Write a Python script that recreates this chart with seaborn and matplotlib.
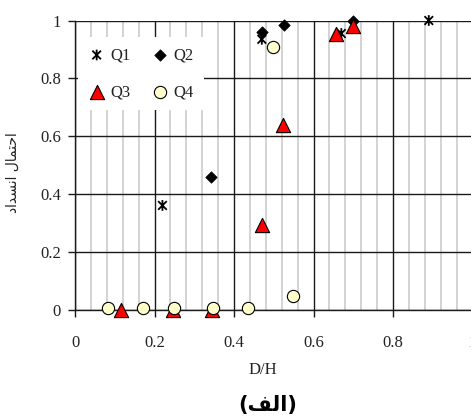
import numpy as np
import pandas as pd
import matplotlib
matplotlib.use("Agg")
import matplotlib.pyplot as plt
from matplotlib.path import Path
from matplotlib.ticker import MultipleLocator
import seaborn as sns

# ---- data ----
q1_x = [0.22, 0.47, 0.67, 0.89]
q1_y = [0.36, 0.935, 0.955, 1.0]
q2_x = [0.342, 0.47, 0.526, 0.699]
q2_y = [0.458, 0.96, 0.983, 1.0]
q3_x = [0.115, 0.246, 0.344, 0.471, 0.524, 0.657, 0.699]
q3_y = [0.0, 0.0, 0.0, 0.294, 0.637, 0.952, 0.98]
q4_x = [0.084, 0.172, 0.249, 0.348, 0.434, 0.497, 0.549]
q4_y = [0.005, 0.005, 0.005, 0.005, 0.005, 0.908, 0.046]

x_ticks = [0, 0.2, 0.4, 0.6, 0.8, 1]
y_ticks = [0, 0.2, 0.4, 0.6, 0.8, 1]
x_tick_labels = ["0", "0.2", "0.4", "0.6", "0.8", "1"]
y_tick_labels = ["0", "0.2", "0.4", "0.6", "0.8", "1"]
series_names = ["Q1", "Q2", "Q3", "Q4"]

x_label = "D/H"
# Persian text in visual order with Arabic presentation forms (matplotlib has no shaping)
y_label = "\uFEA9\uFE8D\uFEAA\uFEB4\uFEE7\uFE8D \uFEDD\uFE8E\uFEE4\uFE98\uFEA3\uFE8D"  # احتمال انسداد
caption = "(\uFED2\uFEDF\uFE8D)"  # (الف)

sns.set_style("white")
plt.rcParams["font.family"] = ["Liberation Serif", "DejaVu Sans"]

fig = plt.figure(figsize=(4.71, 4.19), dpi=100)
ax = fig.add_axes([75 / 471, (419 - 309.5) / 419, 397.5 / 471, 289 / 419])

star = Path([(0, -1), (0, 1), (-0.8, -0.8), (0.8, 0.8), (-0.8, 0.8), (0.8, -0.8)],
            [Path.MOVETO, Path.LINETO, Path.MOVETO, Path.LINETO, Path.MOVETO, Path.LINETO])

d1 = pd.DataFrame({"x": q1_x, "y": q1_y})
d2 = pd.DataFrame({"x": q2_x, "y": q2_y})
d3 = pd.DataFrame({"x": q3_x, "y": q3_y})
d4 = pd.DataFrame({"x": q4_x, "y": q4_y})

sns.scatterplot(data=d1, x="x", y="y", ax=ax, marker=star, s=60, facecolor="none",
                edgecolor="black", linewidth=1.3, label=series_names[0], zorder=5, clip_on=False)
sns.scatterplot(data=d2, x="x", y="y", ax=ax, marker="D", s=34, color="black",
                edgecolor="black", linewidth=0.5, label=series_names[1], zorder=6, clip_on=False)
sns.scatterplot(data=d3, x="x", y="y", ax=ax, marker="^", s=105, color="#ff0000",
                edgecolor="black", linewidth=0.8, label=series_names[2], zorder=7, clip_on=False)
sns.scatterplot(data=d4, x="x", y="y", ax=ax, marker="o", s=78, color="#ffffcc",
                edgecolor="black", linewidth=0.8, label=series_names[3], zorder=8, clip_on=False)

ax.set_xlim(0, 1)
ax.set_ylim(0, 1)
ax.set_xticks(x_ticks)
ax.set_xticklabels(x_tick_labels)
ax.set_yticks(y_ticks)
ax.set_yticklabels(y_tick_labels)
ax.xaxis.set_minor_locator(MultipleLocator(0.04))

ax.grid(which="minor", axis="x", color="#cccccc", linewidth=1.2, zorder=0)
ax.grid(which="major", axis="both", color="#1a1a1a", linewidth=1.0, zorder=1)
ax.set_axisbelow(True)

for side in ["top", "right"]:
    ax.spines[side].set_visible(False)
for side in ["left", "bottom"]:
    ax.spines[side].set_color("#1a1a1a")
    ax.spines[side].set_linewidth(1.0)

ax.tick_params(axis="both", which="major", direction="out", length=5, width=1.0,
               color="#1a1a1a", labelsize=12, labelcolor="#222222", bottom=True, left=True)
ax.tick_params(axis="x", which="major", pad=13)
ax.tick_params(axis="y", which="major", pad=5)
ax.tick_params(axis="x", which="minor", length=0)

ax.set_xlabel(x_label, fontsize=12, color="#222222")
ax.xaxis.set_label_coords((262.5 - 75) / 397.5, -(362 - 309.5) / 289)
ax.set_ylabel("")

fig.text(13 / 471, 1 - 173 / 419, y_label, rotation=90, ha="center", va="center",
         fontsize=10, family="DejaVu Sans", color="#222222")
fig.text(268 / 471, 1 - 405 / 419, caption, ha="center", va="center",
         fontsize=15, fontweight="bold", family="DejaVu Sans", color="black")

handles, labels = ax.get_legend_handles_labels()
order = [0, 2, 1, 3]
leg = ax.legend([handles[i] for i in order], [labels[i] for i in order], ncol=2,
                loc="upper left", bbox_to_anchor=((70 - 75) / 397.5, (309.5 - 29) / 289),
                frameon=True, facecolor="white", edgecolor="none", framealpha=1.0,
                fancybox=False, fontsize=12, handlelength=1.0, handletextpad=0.3,
                columnspacing=1.3, labelspacing=1.25, borderpad=0.6)
for t in leg.get_texts():
    t.set_color("#222222")
leg.set_zorder(4)

fig.savefig("out.png", dpi=100, facecolor="white")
━━━━━━━━
Copy out every line of the data that includes the word "with".

**ANSWER IN FULL**
Write a Python script that recreates this chart with seaborn and matplotlib.
# Persian text in visual order with Arabic presentation forms (matplotlib has no shaping)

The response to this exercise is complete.